Standard Chartered and Coutts hit with fines by Singapore regulator
Singapore's financial regulators have slapped Standard Chartered and Coutts with multi-million pound fines for breaching anti-money laundering rules linked to their dealings with Malaysia's scandal-ridden state investment fund.
The Monetary Authority of Singapore (MAS) has charged the Singapore branch of Standard Chartered 5.2 million Singapore dollars (£2.8 million) after finding "significant lapses in the bank's customer due diligence measures" that resulted in 28 violations of anti-money laundering rules between 2010 and 2013.
Local operations run by Coutts, which is Royal Bank of Scotland's (RBS) private banking arm, have been separately fined 2.4 million Singapore dollars (£1.3 million) for due diligence failings on accounts established between 2003 and 2009, leading to 24 breaches.
However, MAS said that two officers that were partly responsible for those breaches left Coutts in late 2009.
Coutts is currently in the process of winding down its Singapore branch after selling its international operations to Union Bancaire Privee last year.
Singapore's regulator launched its investigation amid allegations that nearly one billion US dollars (£792 million) has been embezzled from the 1Malaysia Development Bhd (1MDB) by people close to Malaysian prime minister Najib Razak.

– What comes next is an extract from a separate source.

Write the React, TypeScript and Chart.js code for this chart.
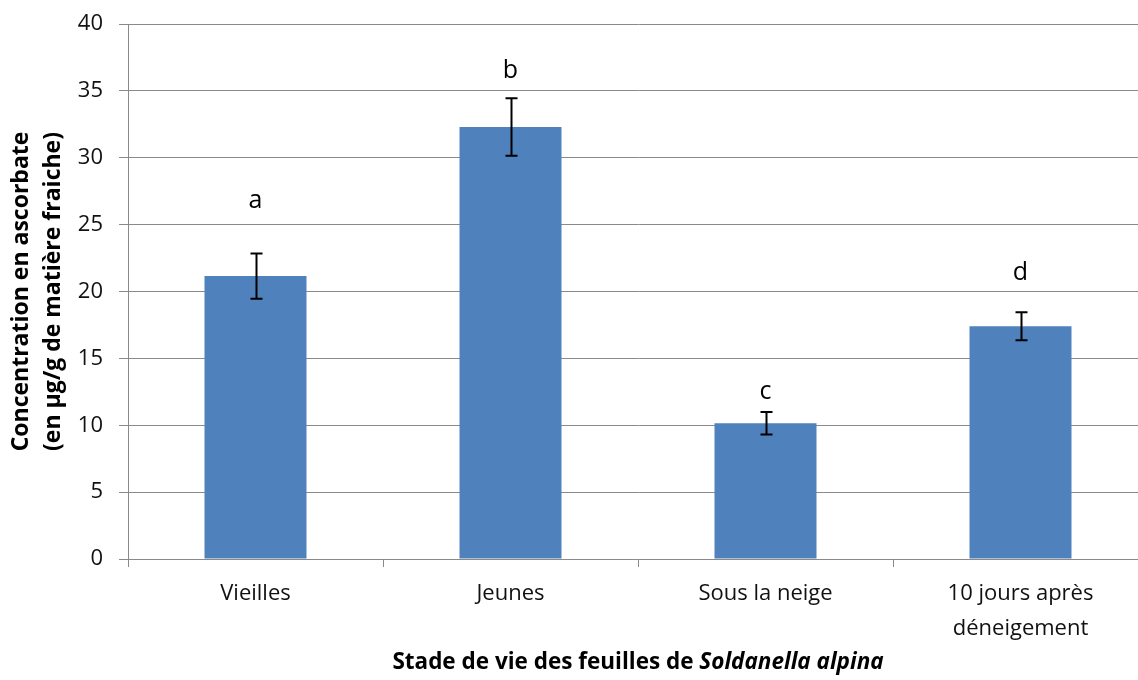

MAS managing director Ravi Menon said: "These actions send a strong signal that we will not tolerate the abuse of Singapore's financial system for illicit purposes.
"The supervisory investigations into the intricate web of international fund flows have been a learning experience for financial institutions as well as for MAS. Our financial sector will emerge cleaner and stronger from the lessons learnt."
Standard Chartered said: "We regret that 1MDB-related transactions passed through Standard Chartered Bank Singapore accounts from 2010 to early 2013."
The bank said it reported the suspicious transactions both before and at the time it exited the accounts in 2013 and has fully cooperated with authorities.
"Standard Chartered has taken, and continues to take remedial and disciplinary action where warranted and will continue to strengthen our controls, processes, and surveillance systems."
It said that all profits related to those transactions will be donated to charitable causes in Singapore.
An RBS spokesperson said that related profits from Coutts operations will be passed on to an anti-money laundering programme to help combat financial crime in the country.
RBS said: "We welcome the conclusion of the Monetary Authority of Singapore's (MAS) investigations into our legacy International business, Coutts & Co Ltd. We regret any failings in our AML processes and the length of time it has taken to detect and resolve this issue."
"Coutts & Co Ltd has progressively and substantially strengthened the policies and controls that it used to prevent its services being used by clients to aid financial crime.
"We are in the process of winding-down this Swiss-incorporated business, following the sale of the majority of the assets earlier this year. As announced in 2014, this sale reflects the revised risk appetite of RBS and its subsidiaries."